Physical Documents are Hard to Secure
In a healthcare setting, a standard MFP today is connected to both the organization’s network as well as its EHR systems, and it’s used not just to print and scan, but also to send and receive information. Because of this network connection, MFPs have the same inherent level of vulnerability as any other computer on the network. But, unlike other computers, the vulnerability of an MFP is greatly compounded by its ability to print physical documents: Documents that are encrypted within a network lose that safeguard the moment they appear in the paper tray of an MFP.
Generally, the sheer volume of physical documents within the healthcare industry is slowly declining: Meaningful Use has incentivized healthcare organizations to transition Protected Health Information (PHI) into EHR systems. Despite this effort, healthcare organizations are far from paperless, and PHI that’s stored securely within an EHR system is immediately at risk once someone prints out a physical copy. This level of risk is why MFPs can be problematic within an organization, and it’s why MFPs should be a top priority for any healthcare organization needing to secure the presence of paper-based PHI.

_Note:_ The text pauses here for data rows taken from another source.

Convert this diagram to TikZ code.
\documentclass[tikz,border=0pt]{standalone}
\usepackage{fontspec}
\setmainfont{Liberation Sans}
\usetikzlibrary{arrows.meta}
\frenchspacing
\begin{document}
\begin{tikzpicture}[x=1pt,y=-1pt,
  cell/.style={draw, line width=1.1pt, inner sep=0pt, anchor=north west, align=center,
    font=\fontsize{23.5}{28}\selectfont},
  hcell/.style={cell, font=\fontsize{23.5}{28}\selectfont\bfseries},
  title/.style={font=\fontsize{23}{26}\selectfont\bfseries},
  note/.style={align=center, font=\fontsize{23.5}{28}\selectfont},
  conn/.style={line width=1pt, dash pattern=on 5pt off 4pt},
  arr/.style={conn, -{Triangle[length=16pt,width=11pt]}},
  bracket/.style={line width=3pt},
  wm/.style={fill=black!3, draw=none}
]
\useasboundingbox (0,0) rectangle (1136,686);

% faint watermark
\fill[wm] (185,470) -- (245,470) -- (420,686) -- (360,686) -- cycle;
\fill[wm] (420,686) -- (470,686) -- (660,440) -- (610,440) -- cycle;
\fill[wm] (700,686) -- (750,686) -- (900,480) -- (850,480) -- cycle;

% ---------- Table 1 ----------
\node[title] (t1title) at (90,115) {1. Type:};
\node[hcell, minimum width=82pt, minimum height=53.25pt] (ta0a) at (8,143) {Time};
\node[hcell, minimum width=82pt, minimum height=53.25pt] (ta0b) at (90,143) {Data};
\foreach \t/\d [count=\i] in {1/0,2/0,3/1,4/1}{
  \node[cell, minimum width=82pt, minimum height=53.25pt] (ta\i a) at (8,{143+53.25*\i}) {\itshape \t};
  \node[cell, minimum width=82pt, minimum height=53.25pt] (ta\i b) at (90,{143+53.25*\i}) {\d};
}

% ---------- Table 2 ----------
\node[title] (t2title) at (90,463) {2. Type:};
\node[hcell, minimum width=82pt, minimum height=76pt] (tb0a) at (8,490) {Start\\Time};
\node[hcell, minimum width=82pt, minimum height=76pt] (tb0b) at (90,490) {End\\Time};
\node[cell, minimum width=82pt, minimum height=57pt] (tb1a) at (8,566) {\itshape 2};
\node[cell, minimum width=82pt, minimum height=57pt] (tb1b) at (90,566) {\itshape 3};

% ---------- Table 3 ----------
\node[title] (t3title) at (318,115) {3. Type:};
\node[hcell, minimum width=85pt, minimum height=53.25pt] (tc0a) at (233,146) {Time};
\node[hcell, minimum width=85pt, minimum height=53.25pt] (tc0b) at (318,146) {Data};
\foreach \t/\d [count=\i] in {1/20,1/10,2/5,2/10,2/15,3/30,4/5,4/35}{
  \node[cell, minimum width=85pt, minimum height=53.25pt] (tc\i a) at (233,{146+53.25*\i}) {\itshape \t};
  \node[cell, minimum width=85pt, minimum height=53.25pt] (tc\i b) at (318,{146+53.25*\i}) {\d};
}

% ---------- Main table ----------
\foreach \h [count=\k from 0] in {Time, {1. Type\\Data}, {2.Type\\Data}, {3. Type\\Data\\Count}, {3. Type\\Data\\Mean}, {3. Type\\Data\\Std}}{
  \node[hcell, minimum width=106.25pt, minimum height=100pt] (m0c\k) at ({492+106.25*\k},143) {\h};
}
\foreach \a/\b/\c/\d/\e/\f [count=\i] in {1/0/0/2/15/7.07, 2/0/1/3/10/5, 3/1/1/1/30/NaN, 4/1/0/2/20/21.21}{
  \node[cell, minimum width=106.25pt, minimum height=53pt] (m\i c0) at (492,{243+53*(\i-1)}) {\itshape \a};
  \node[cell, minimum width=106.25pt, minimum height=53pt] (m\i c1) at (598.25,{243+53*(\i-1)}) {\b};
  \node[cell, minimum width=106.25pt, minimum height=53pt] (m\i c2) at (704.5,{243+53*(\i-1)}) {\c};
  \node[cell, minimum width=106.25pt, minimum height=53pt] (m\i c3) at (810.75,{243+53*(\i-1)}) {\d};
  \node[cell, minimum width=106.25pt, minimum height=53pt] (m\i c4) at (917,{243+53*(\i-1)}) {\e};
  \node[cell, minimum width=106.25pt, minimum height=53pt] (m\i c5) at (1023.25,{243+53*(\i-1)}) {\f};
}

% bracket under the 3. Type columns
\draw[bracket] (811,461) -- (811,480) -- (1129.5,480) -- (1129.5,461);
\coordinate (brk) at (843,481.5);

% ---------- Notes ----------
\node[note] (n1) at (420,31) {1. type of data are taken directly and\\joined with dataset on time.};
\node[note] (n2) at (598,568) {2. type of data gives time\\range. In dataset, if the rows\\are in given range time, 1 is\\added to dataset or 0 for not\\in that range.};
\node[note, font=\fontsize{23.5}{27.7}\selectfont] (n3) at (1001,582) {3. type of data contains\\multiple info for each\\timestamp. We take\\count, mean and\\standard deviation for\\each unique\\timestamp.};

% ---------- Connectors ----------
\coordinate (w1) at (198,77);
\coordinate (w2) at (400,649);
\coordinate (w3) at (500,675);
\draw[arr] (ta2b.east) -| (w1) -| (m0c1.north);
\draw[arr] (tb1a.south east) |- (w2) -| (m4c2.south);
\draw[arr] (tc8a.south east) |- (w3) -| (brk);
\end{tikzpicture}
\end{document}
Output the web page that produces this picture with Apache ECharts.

Steps to Make Using Your MFP More Secure
To help your organization better control and safeguard PHI, here are three tips that can be implemented:
Authenticate at the device: Most MFPs will come with the ability to set user permissions at the device itself, so that a member of your organization will need to enter authenticating details before they are able to print out a document. This prevents documents from being automatically printed by the MFP, so that sensitive information doesn’t sit unattended in a paper tray. This method is better for small healthcare organizations, as it makes it easier for individual users to securely receive paper documents, but doesn’t provide a solution on a team-wide level. Additionally, the very manual process of setting up authentication requirements needs to take place at the device itself, and for a large organization, this can be extremely time-consuming for the administrator.
Destination control: A second method for restricting user access to PHI is by implementing boundaries around where files can be sent to from an MFP. This method of destination control means that an organization can put restrictions on filers being sent to certain fax numbers, network folders or email domains. The drawback to this method is that it addresses security and compliance risks for documents that are being sent from an MFP, but doesn’t address the vulnerabilities associated with documents being printed by the MFP. Because of this, the destination control method of implementing security also needs to be combined with another tactic.
Don’t rely on just the MFP: The third and most effective method of securing PHI transmitted through an MFP is to not rely on the MFP alone. MFPs are highly valuable to healthcare organizations, simply because an MFP can accomplish such a wide variety of tasks. From a compliance and security standpoint, however, MFPs are far from ideal as a standalone option. More and more often, large healthcare organizations are shifting to HIPAA compliant cloud fax services, which allow for MFPs to still be used, but less heavily relied on. A reliable cloud fax service enables users to fax to an MFP as usual, but it also provides for an alternative method of sending HIPAA compliant faxes when a document doesn’t need to be printed. A cloud fax service like Concord allows faxes to be viewed and interacted with on a computer, tablet or smartphone, and it also provides options for setting user permissions and restrictions. Faxes can be securely sent to and received by entire groups or lists, and then users within that group can determine whether a copy needs to be printed or not. Cutting back on the use of paper and the need to file hard copies of sensitive information makes HIPAA compliance easier.